Displays of empirical data on highly politicized issues must be approached from a critical perspective. Information visualization guru Edward Tufte states that ‘excellence in presenting information requires mastering the craft of spurning ideology’ – but all communication embodies ideology whether one is aware of one’s own ideological premises or not. In many cases, the most relevant and important fact is that certain groups have more power to create representations than others. With an understanding of the politics of representation, truth-seeking data visualizations must move beyond the presentation of big data as the foundation for analysis.
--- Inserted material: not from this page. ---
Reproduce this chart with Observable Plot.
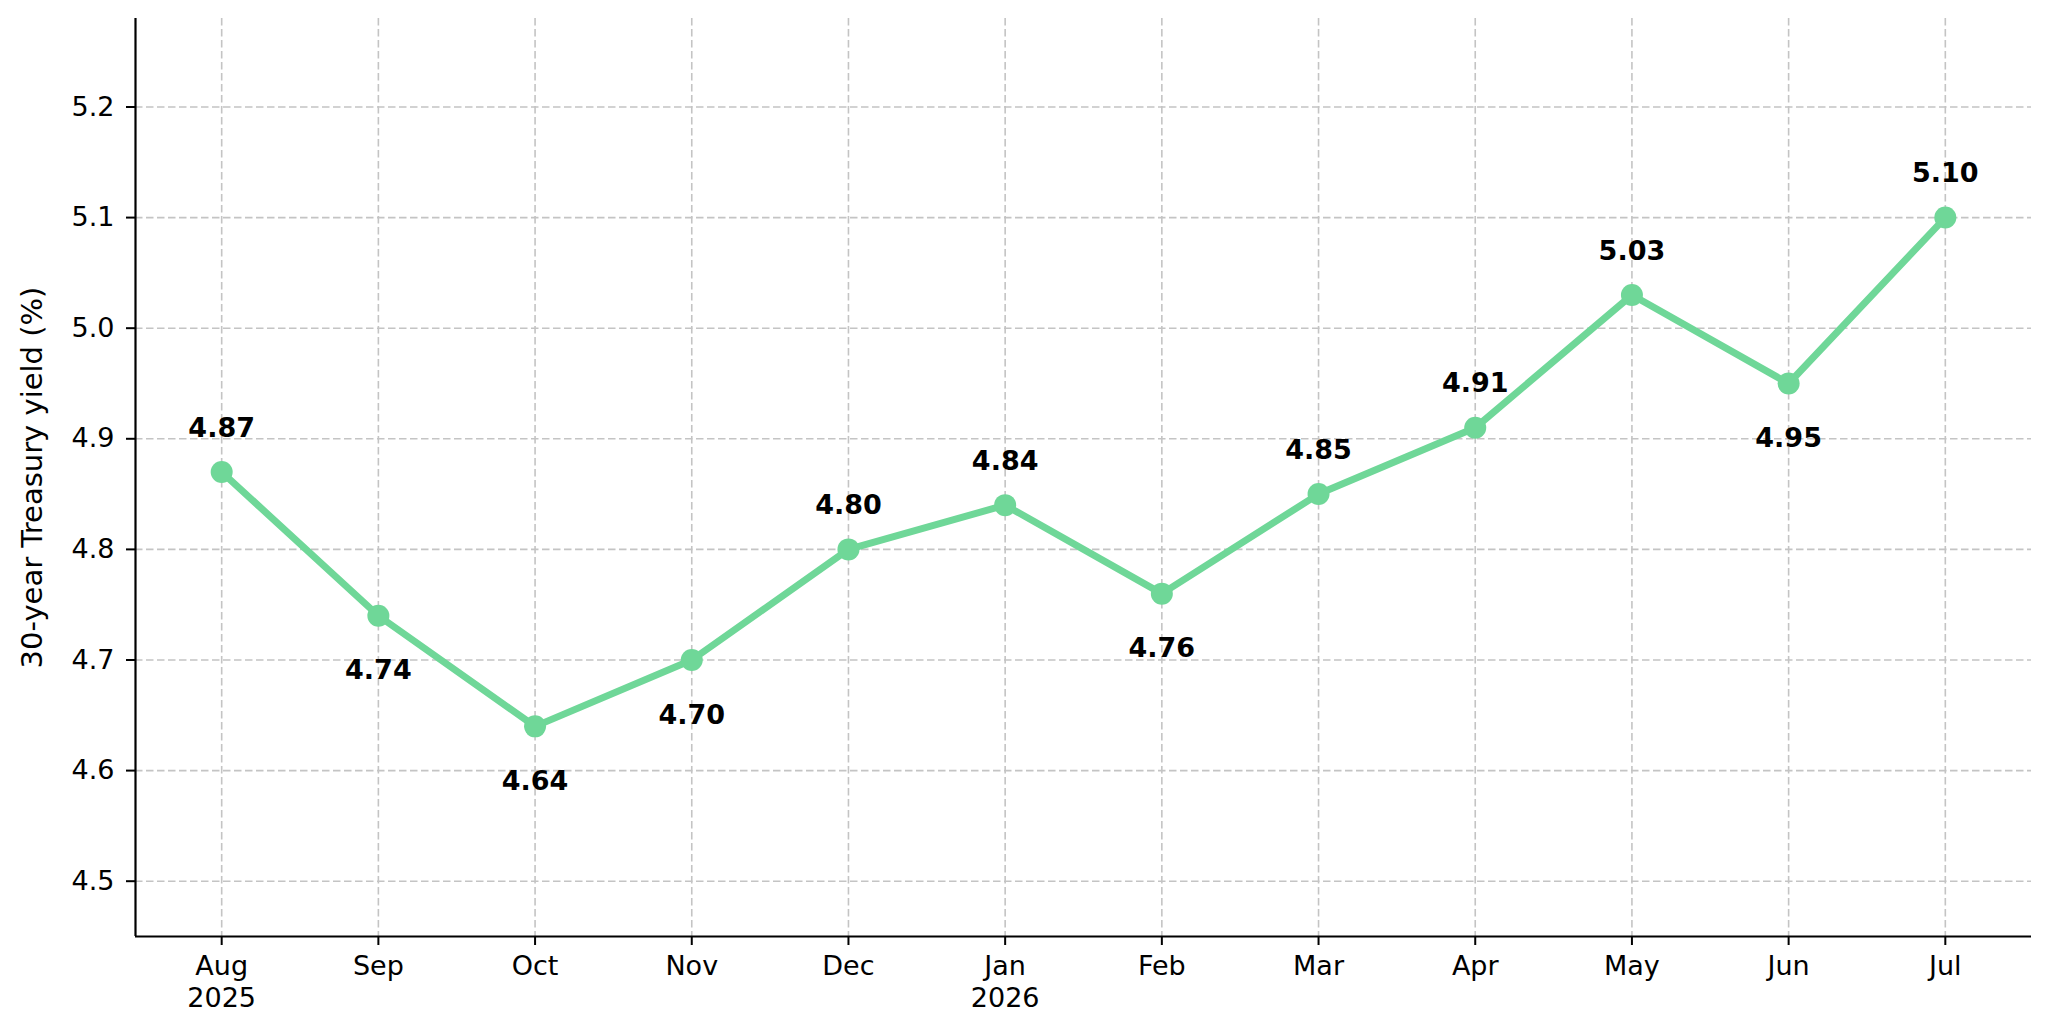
<!DOCTYPE html>
<html>
<head>
<meta charset="utf-8">
<script src="https://cdn.jsdelivr.net/npm/d3@7"></script>
<script src="https://cdn.jsdelivr.net/npm/@observablehq/plot@0.6"></script>
<style>
  html, body { margin: 0; padding: 0; background: #fff; }
  #chart svg { display: block; }
</style>
</head>
<body>
<div id="chart"></div>
<script>
// Data
const months = ["Aug", "Sep", "Oct", "Nov", "Dec", "Jan", "Feb", "Mar", "Apr", "May", "Jun", "Jul"];
const years = ["2025", "", "", "", "", "2026", "", "", "", "", "", ""];
const yields = [4.87, 4.74, 4.64, 4.70, 4.80, 4.84, 4.76, 4.85, 4.91, 5.03, 4.95, 5.10];
const belowLabelMonths = ["Sep", "Oct", "Nov", "Feb", "Jun"];
const yTicks = [4.5, 4.6, 4.7, 4.8, 4.9, 5.0, 5.1, 5.2];
const yLabel = "30-year Treasury yield (%)";

const data = months.map((m, i) => ({i, month: m, year: years[i], value: yields[i]}));
const xTicks = data.map(d => d.i);
const tickLabel = i => data[i].year ? `${data[i].month}\n${data[i].year}` : data[i].month;

const color = "#6fd798";
const gridStyle = {stroke: "#c4c4c4", strokeOpacity: 1, strokeWidth: 1.6, strokeDasharray: "7.5,3.5"};
const xDomain = [-0.55, months.length - 1 + 0.55];
const yDomain = [4.45, 5.28];

const chart = Plot.plot({
  width: 2048,
  height: 1030,
  marginLeft: 135,
  marginRight: 17,
  marginTop: 18,
  marginBottom: 94,
  style: {fontFamily: "DejaVu Sans", fontSize: "27px", color: "#000", background: "#fff"},
  x: {type: "linear", domain: xDomain, axis: null},
  y: {type: "linear", domain: yDomain, axis: null},
  marks: [
    Plot.gridY(yTicks, gridStyle),
    Plot.gridX(xTicks, gridStyle),
    Plot.axisY(yTicks, {tickFormat: d3.format(".1f"), tickSize: 9, tickPadding: 12, strokeWidth: 2, label: null, fontSize: 27}),
    Plot.axisX(xTicks, {tickFormat: tickLabel, tickSize: 9, tickPadding: 7, strokeWidth: 2, label: null, lineHeight: 1.18, fontSize: 27}),
    Plot.ruleX([xDomain[0]], {stroke: "#000", strokeWidth: 2.2}),
    Plot.ruleY([yDomain[0]], {stroke: "#000", strokeWidth: 2.2}),
    Plot.text([yLabel], {frameAnchor: "left", dx: -103, rotate: -90, fontSize: 29, textAnchor: "middle", lineAnchor: "middle", fill: "#000"}),
    Plot.line(data, {x: "i", y: "value", stroke: color, strokeWidth: 7, strokeLinejoin: "round", strokeLinecap: "round"}),
    Plot.dot(data, {x: "i", y: "value", r: 11, fill: color, stroke: null}),
    Plot.text(data.filter(d => !belowLabelMonths.includes(d.month)), {x: "i", y: "value", text: d => d.value.toFixed(2), fontWeight: "bold", fontSize: 27, lineAnchor: "middle", dy: -44, fill: "#000"}),
    Plot.text(data.filter(d => belowLabelMonths.includes(d.month)), {x: "i", y: "value", text: d => d.value.toFixed(2), fontWeight: "bold", fontSize: 27, lineAnchor: "middle", dy: 55, fill: "#000"})
  ]
});
document.getElementById("chart").appendChild(chart);
</script>
</body>
</html>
This is especially true for politically loaded environmental issues. Obviously quantitative data displays have value – but power and ideology hide behind the presentation of ‘big data’ such that some interests are presented and others are obscured. An awareness of the limits of data visualisation opens space for more truthful information visualizations. Only with this awareness can we move towards creating knowledge rather than de-contextualized over-simplified datawash serving a highly ideological function while appearing to deliver only the facts.